There’s also one big change whose importance I’m not sure about; the Python 3 mechanism doesn’t currently build a local Python 3 to use as a hostpython, instead using the system python. This means that you must have python3.5 (3.4 may also work) installed locally in order for python-for-android to build Python 3 APKs. This will be fixed soon, adding a hostpython3 recipe to avoid weird bugs with system-specific differences, but you need to bear it in mind for now.
Future work
For now, this Python 3 support remains experimental. I anticipate no major issues, but it’s internally a quite different method to the Python 2 support and needs further work to duplicate some of the old optimisations, and undoubtedly to fix bugs in the toolchain that will appear as it stabilises. Amongst other things, Python 3 shared libraries are not currently collected and merged (with Python 2 we did this originally to get around an Android limit but also for optimisation), python files are not precompiled to bytecode (it can make a big loading speed difference), and some features of the old pygame bootstrap have not yet been implemented in SDL2. All this and more will come in the future, but shouldn’t be hard to add now that the toolchain all works.

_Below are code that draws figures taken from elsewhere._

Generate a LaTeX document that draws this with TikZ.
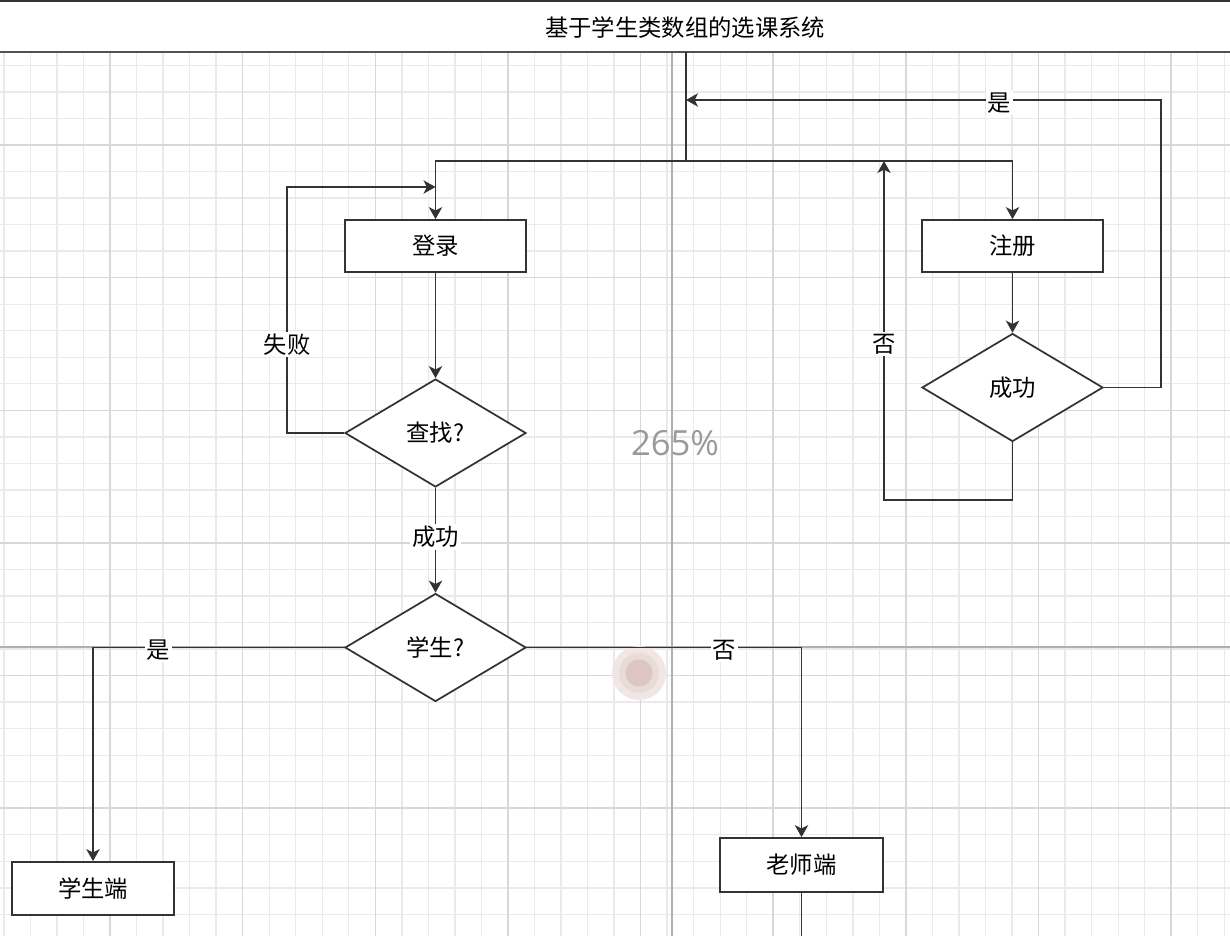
\documentclass[tikz,border=0pt]{standalone}
\usepackage{fontspec}
\newfontfamily\cjk{Noto Sans CJK SC}
\newfontfamily\zoomfont{Open Sans}
\usetikzlibrary{arrows.meta,shapes.geometric}
\definecolor{ink}{HTML}{333333}
\definecolor{gridminor}{HTML}{EAEAEA}
\definecolor{gridmajor}{HTML}{D8D8D8}
\definecolor{guide}{HTML}{B0B0B0}
\definecolor{zoomgray}{HTML}{9A9A9A}
\definecolor{touchout}{HTML}{F1E6E4}
\definecolor{touchmid}{HTML}{E9DBD8}
\definecolor{touchin}{HTML}{DCC6C1}
\begin{document}
\begin{tikzpicture}[x=0.75pt,y=-0.75pt,
  txt/.style={font=\cjk\fontsize{17.5}{20}\selectfont,text=black},
  line/.style={draw=ink,line width=1.4pt},
  flow/.style={line,-{Stealth[length=9pt,width=10pt,inset=2.5pt]}},
  procbox/.style={txt,draw=ink,line width=1.3pt,fill=white,inner sep=0pt},
  decision/.style={txt,diamond,draw=ink,line width=1.3pt,fill=white,inner sep=0pt,
    minimum width=135.75pt,minimum height=81pt},
  elabel/.style={txt,fill=white,inner sep=1.5pt}
]
\path[use as bounding box] (0,0) rectangle (1230,936);
\fill[white] (0,0) rectangle (1230,936);

% background grid
\foreach \i in {0,...,46} {
  \draw[gridminor,line width=1pt] ({3.9+26.53*\i},52) -- ({3.9+26.53*\i},936);
}
\foreach \j in {-4,...,30} {
  \draw[gridminor,line width=1pt] (0,{145+26.53*\j}) -- (1230,{145+26.53*\j});
}
\foreach \i in {0,...,8} {
  \draw[gridmajor,line width=1.2pt] ({110+132.65*\i},52) -- ({110+132.65*\i},936);
}
\foreach \j in {0,...,6} {
  \draw[gridmajor,line width=1.2pt] (0,{145+132.65*\j}) -- (1230,{145+132.65*\j});
}
% guide lines
\draw[guide,line width=1.2pt] (672,52) -- (672,936);
\draw[guide,line width=1.2pt] (0,647) -- (1230,647);

% zoom indicator and touch marker
\node[font=\zoomfont\fontsize{26}{30}\selectfont,text=zoomgray] (zoomlvl) at (675,443) {265\%};
\fill[touchout] (639,673) circle (27);
\fill[touchmid] (639,673) circle (20);
\fill[touchin] (639,673) circle (13.5);

% title bar
\fill[white] (0,0) rectangle (1230,52);
\draw[ink,line width=1.5pt] (0,1) -- (1230,1);
\draw[ink!85,line width=1.3pt] (0,52) -- (1230,52);
\node[txt] (title) at (685,28) {基于学生类数组的选课系统};

% nodes
\node[procbox,minimum width=135.75pt,minimum height=39pt] (login) at (435.5,246) {登录};
\node[procbox,minimum width=135.75pt,minimum height=39pt] (reg) at (1012.5,246) {注册};
\node[decision] (find) at (435.5,433) {查找?};
\node[decision] (regok) at (1012.5,387.5) {成功};
\node[decision] (isstu) at (435.5,647.5) {学生?};
\node[procbox,minimum width=121.5pt,minimum height=39.75pt] (stu) at (93,888.5) {学生端};
\node[procbox,minimum width=122.25pt,minimum height=40.5pt] (tea) at (801.5,865) {老师端};

% junction points
\coordinate (top) at (686,52);
\coordinate (split) at (686,161);
\coordinate (yesjoin) at (686,100);
\coordinate (nojoin) at (884,161);
\coordinate (failjoin) at (435.5,187);
\coordinate (teaout) at (801.5,936);

% connectors
\draw[line,line width=1.6pt] (top) -- (split);
\draw[flow] (split) -| (login.north);
\draw[flow] (split) -| (reg.north);
\draw[flow] (login.south) -- (find.north);
\draw[flow] (reg.south) -- (regok.north);
\draw[flow] (regok.east) -- ++(57,0) |- (yesjoin) node[elabel,pos=0.67,yshift=-2pt] {是};
\draw[flow] (regok.south) -- ++(0,58) -| (nojoin) node[elabel,pos=0.73] {否};
\draw[flow] (find.west) -- ++(-57,0) |- (failjoin) node[elabel,pos=0.18] {失败};
\draw[flow] (find.south) -- (isstu.north) node[elabel,pos=0.47] {成功};
\draw[flow] (isstu.west) -| (stu.north) node[elabel,pos=0.37,yshift=-2pt] {是};
\draw[flow] (isstu.east) -| (tea.north) node[elabel,pos=0.36,yshift=-2pt] {否};
\draw[line] (tea.south) -- (teaout);
\end{tikzpicture}
\end{document}
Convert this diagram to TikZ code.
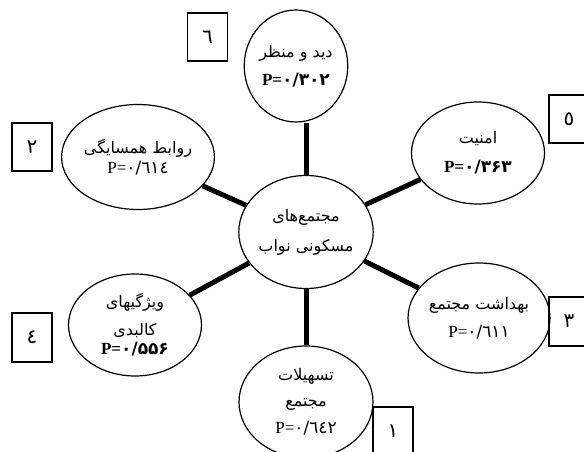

The SDL2 bootstrap is also missing a few features that users of the old toolchain will be used to, like the splash screen image and at least one Kivy-specific function. These too are being actively worked on, especially as more people start to move their apps to SDL2.
I’ve also phrased this as Python 2 built locally vs Python 3 from CrystaX, but actually CrystaX also supports Python 2.7 and I hope to add this option in the near future. As discussed in the technical details, it also should absolutely be possible to have a local Python 3 build, which I’d like to eventually come back to.